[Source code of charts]
● ● ● ● ●

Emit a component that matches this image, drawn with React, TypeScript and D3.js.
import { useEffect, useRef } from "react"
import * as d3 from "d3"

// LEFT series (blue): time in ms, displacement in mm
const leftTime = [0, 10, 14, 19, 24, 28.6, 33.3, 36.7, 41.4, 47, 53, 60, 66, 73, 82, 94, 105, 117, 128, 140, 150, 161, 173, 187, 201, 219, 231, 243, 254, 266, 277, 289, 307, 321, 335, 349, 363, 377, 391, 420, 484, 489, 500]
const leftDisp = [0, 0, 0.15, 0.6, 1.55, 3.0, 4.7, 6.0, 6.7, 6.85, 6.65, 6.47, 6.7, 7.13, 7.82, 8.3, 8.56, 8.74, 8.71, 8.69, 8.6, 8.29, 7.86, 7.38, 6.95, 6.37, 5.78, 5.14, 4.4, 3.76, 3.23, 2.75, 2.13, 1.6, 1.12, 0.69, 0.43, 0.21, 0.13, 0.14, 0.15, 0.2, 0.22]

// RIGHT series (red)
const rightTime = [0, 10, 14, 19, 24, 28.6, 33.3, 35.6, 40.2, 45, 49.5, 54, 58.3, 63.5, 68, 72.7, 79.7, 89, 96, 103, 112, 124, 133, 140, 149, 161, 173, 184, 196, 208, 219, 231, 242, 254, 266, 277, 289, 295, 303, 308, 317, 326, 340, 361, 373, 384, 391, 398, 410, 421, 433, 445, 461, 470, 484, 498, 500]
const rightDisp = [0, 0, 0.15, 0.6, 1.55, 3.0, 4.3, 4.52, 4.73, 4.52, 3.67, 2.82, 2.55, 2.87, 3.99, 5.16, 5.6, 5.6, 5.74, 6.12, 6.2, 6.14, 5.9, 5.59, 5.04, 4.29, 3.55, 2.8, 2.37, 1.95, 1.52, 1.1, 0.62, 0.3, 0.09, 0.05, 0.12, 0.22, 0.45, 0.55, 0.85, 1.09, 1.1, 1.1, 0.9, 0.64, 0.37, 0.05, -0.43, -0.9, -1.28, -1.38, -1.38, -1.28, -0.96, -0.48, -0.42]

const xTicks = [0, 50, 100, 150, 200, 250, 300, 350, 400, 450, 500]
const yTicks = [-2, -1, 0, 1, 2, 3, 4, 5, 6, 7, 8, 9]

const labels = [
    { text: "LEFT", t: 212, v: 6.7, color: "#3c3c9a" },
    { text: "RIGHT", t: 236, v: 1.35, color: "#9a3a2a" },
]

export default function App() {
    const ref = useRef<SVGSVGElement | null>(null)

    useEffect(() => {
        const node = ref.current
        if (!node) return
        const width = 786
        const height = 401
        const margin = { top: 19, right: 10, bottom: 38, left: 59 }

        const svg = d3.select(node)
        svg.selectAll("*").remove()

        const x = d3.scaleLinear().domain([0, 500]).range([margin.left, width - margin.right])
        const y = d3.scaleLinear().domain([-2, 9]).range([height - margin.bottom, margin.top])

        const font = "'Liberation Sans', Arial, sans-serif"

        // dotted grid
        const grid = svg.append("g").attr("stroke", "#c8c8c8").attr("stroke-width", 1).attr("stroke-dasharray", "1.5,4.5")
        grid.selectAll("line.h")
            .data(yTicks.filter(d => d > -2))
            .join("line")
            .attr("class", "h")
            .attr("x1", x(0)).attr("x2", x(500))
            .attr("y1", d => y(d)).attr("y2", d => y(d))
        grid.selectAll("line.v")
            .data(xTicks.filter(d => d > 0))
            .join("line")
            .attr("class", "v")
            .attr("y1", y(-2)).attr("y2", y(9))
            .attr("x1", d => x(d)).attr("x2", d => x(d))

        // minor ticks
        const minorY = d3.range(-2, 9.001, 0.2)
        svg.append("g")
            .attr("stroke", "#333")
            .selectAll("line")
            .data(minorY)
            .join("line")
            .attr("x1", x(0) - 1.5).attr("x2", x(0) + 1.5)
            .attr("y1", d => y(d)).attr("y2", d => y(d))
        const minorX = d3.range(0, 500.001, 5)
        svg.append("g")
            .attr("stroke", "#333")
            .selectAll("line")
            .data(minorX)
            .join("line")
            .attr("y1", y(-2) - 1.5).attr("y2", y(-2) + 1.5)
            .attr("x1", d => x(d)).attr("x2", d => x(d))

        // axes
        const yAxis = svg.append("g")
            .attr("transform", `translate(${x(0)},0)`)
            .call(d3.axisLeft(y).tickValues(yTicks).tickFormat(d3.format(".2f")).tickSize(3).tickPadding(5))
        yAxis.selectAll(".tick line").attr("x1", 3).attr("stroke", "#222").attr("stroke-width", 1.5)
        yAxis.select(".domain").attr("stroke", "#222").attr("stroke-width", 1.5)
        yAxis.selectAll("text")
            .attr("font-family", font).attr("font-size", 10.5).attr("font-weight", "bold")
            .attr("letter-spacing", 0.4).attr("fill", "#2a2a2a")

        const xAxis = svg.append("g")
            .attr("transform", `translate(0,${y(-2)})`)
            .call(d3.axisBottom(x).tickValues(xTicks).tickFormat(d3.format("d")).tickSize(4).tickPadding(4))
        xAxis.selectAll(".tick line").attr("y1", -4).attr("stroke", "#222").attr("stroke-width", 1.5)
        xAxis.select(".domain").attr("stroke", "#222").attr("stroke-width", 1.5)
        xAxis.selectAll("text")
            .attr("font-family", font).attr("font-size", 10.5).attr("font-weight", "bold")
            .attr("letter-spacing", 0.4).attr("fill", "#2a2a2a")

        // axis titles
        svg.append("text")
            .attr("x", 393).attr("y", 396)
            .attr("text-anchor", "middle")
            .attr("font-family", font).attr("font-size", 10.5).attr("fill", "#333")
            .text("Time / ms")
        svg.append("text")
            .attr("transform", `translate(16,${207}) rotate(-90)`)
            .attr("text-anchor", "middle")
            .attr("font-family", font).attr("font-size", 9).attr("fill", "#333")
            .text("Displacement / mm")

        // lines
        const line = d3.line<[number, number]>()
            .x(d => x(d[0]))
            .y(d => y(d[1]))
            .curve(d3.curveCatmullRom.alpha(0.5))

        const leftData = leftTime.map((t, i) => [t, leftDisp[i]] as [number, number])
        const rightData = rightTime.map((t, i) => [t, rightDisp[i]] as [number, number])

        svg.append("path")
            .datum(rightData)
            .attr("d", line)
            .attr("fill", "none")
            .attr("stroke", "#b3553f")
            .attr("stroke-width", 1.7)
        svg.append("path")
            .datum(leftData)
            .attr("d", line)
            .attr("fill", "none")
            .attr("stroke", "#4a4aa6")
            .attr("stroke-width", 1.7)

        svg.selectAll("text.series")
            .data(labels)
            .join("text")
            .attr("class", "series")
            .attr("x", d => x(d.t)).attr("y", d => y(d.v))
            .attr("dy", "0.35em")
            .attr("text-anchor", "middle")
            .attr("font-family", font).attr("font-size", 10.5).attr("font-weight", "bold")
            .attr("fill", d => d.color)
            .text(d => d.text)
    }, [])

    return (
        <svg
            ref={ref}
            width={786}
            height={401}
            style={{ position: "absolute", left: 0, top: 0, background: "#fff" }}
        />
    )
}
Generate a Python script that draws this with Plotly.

● ● ● ● ●

▶ TASK DIRECTIONS: Copy out the material above in its entirety. Every detail must match.

▶ REPLY:
Emit a component that matches this image, drawn with React, TypeScript and D3.js.
import { useEffect, useRef } from "react"
import * as d3 from "d3"

// LEFT series (blue): time in ms, displacement in mm
const leftTime = [0, 10, 14, 19, 24, 28.6, 33.3, 36.7, 41.4, 47, 53, 60, 66, 73, 82, 94, 105, 117, 128, 140, 150, 161, 173, 187, 201, 219, 231, 243, 254, 266, 277, 289, 307, 321, 335, 349, 363, 377, 391, 420, 484, 489, 500]
const leftDisp = [0, 0, 0.15, 0.6, 1.55, 3.0, 4.7, 6.0, 6.7, 6.85, 6.65, 6.47, 6.7, 7.13, 7.82, 8.3, 8.56, 8.74, 8.71, 8.69, 8.6, 8.29, 7.86, 7.38, 6.95, 6.37, 5.78, 5.14, 4.4, 3.76, 3.23, 2.75, 2.13, 1.6, 1.12, 0.69, 0.43, 0.21, 0.13, 0.14, 0.15, 0.2, 0.22]

// RIGHT series (red)
const rightTime = [0, 10, 14, 19, 24, 28.6, 33.3, 35.6, 40.2, 45, 49.5, 54, 58.3, 63.5, 68, 72.7, 79.7, 89, 96, 103, 112, 124, 133, 140, 149, 161, 173, 184, 196, 208, 219, 231, 242, 254, 266, 277, 289, 295, 303, 308, 317, 326, 340, 361, 373, 384, 391, 398, 410, 421, 433, 445, 461, 470, 484, 498, 500]
const rightDisp = [0, 0, 0.15, 0.6, 1.55, 3.0, 4.3, 4.52, 4.73, 4.52, 3.67, 2.82, 2.55, 2.87, 3.99, 5.16, 5.6, 5.6, 5.74, 6.12, 6.2, 6.14, 5.9, 5.59, 5.04, 4.29, 3.55, 2.8, 2.37, 1.95, 1.52, 1.1, 0.62, 0.3, 0.09, 0.05, 0.12, 0.22, 0.45, 0.55, 0.85, 1.09, 1.1, 1.1, 0.9, 0.64, 0.37, 0.05, -0.43, -0.9, -1.28, -1.38, -1.38, -1.28, -0.96, -0.48, -0.42]

const xTicks = [0, 50, 100, 150, 200, 250, 300, 350, 400, 450, 500]
const yTicks = [-2, -1, 0, 1, 2, 3, 4, 5, 6, 7, 8, 9]

const labels = [
    { text: "LEFT", t: 212, v: 6.7, color: "#3c3c9a" },
    { text: "RIGHT", t: 236, v: 1.35, color: "#9a3a2a" },
]

export default function App() {
    const ref = useRef<SVGSVGElement | null>(null)

    useEffect(() => {
        const node = ref.current
        if (!node) return
        const width = 786
        const height = 401
        const margin = { top: 19, right: 10, bottom: 38, left: 59 }

        const svg = d3.select(node)
        svg.selectAll("*").remove()

        const x = d3.scaleLinear().domain([0, 500]).range([margin.left, width - margin.right])
        const y = d3.scaleLinear().domain([-2, 9]).range([height - margin.bottom, margin.top])

        const font = "'Liberation Sans', Arial, sans-serif"

        // dotted grid
        const grid = svg.append("g").attr("stroke", "#c8c8c8").attr("stroke-width", 1).attr("stroke-dasharray", "1.5,4.5")
        grid.selectAll("line.h")
            .data(yTicks.filter(d => d > -2))
            .join("line")
            .attr("class", "h")
            .attr("x1", x(0)).attr("x2", x(500))
            .attr("y1", d => y(d)).attr("y2", d => y(d))
        grid.selectAll("line.v")
            .data(xTicks.filter(d => d > 0))
            .join("line")
            .attr("class", "v")
            .attr("y1", y(-2)).attr("y2", y(9))
            .attr("x1", d => x(d)).attr("x2", d => x(d))

        // minor ticks
        const minorY = d3.range(-2, 9.001, 0.2)
        svg.append("g")
            .attr("stroke", "#333")
            .selectAll("line")
            .data(minorY)
            .join("line")
            .attr("x1", x(0) - 1.5).attr("x2", x(0) + 1.5)
            .attr("y1", d => y(d)).attr("y2", d => y(d))
        const minorX = d3.range(0, 500.001, 5)
        svg.append("g")
            .attr("stroke", "#333")
            .selectAll("line")
            .data(minorX)
            .join("line")
            .attr("y1", y(-2) - 1.5).attr("y2", y(-2) + 1.5)
            .attr("x1", d => x(d)).attr("x2", d => x(d))

        // axes
        const yAxis = svg.append("g")
            .attr("transform", `translate(${x(0)},0)`)
            .call(d3.axisLeft(y).tickValues(yTicks).tickFormat(d3.format(".2f")).tickSize(3).tickPadding(5))
        yAxis.selectAll(".tick line").attr("x1", 3).attr("stroke", "#222").attr("stroke-width", 1.5)
        yAxis.select(".domain").attr("stroke", "#222").attr("stroke-width", 1.5)
        yAxis.selectAll("text")
            .attr("font-family", font).attr("font-size", 10.5).attr("font-weight", "bold")
            .attr("letter-spacing", 0.4).attr("fill", "#2a2a2a")

        const xAxis = svg.append("g")
            .attr("transform", `translate(0,${y(-2)})`)
            .call(d3.axisBottom(x).tickValues(xTicks).tickFormat(d3.format("d")).tickSize(4).tickPadding(4))
        xAxis.selectAll(".tick line").attr("y1", -4).attr("stroke", "#222").attr("stroke-width", 1.5)
        xAxis.select(".domain").attr("stroke", "#222").attr("stroke-width", 1.5)
        xAxis.selectAll("text")
            .attr("font-family", font).attr("font-size", 10.5).attr("font-weight", "bold")
            .attr("letter-spacing", 0.4).attr("fill", "#2a2a2a")

        // axis titles
        svg.append("text")
            .attr("x", 393).attr("y", 396)
            .attr("text-anchor", "middle")
            .attr("font-family", font).attr("font-size", 10.5).attr("fill", "#333")
            .text("Time / ms")
        svg.append("text")
            .attr("transform", `translate(16,${207}) rotate(-90)`)
            .attr("text-anchor", "middle")
            .attr("font-family", font).attr("font-size", 9).attr("fill", "#333")
            .text("Displacement / mm")

        // lines
        const line = d3.line<[number, number]>()
            .x(d => x(d[0]))
            .y(d => y(d[1]))
            .curve(d3.curveCatmullRom.alpha(0.5))

        const leftData = leftTime.map((t, i) => [t, leftDisp[i]] as [number, number])
        const rightData = rightTime.map((t, i) => [t, rightDisp[i]] as [number, number])

        svg.append("path")
            .datum(rightData)
            .attr("d", line)
            .attr("fill", "none")
            .attr("stroke", "#b3553f")
            .attr("stroke-width", 1.7)
        svg.append("path")
            .datum(leftData)
            .attr("d", line)
            .attr("fill", "none")
            .attr("stroke", "#4a4aa6")
            .attr("stroke-width", 1.7)

        svg.selectAll("text.series")
            .data(labels)
            .join("text")
            .attr("class", "series")
            .attr("x", d => x(d.t)).attr("y", d => y(d.v))
            .attr("dy", "0.35em")
            .attr("text-anchor", "middle")
            .attr("font-family", font).attr("font-size", 10.5).attr("font-weight", "bold")
            .attr("fill", d => d.color)
            .text(d => d.text)
    }, [])

    return (
        <svg
            ref={ref}
            width={786}
            height={401}
            style={{ position: "absolute", left: 0, top: 0, background: "#fff" }}
        />
    )
}
Generate a Python script that draws this with Plotly.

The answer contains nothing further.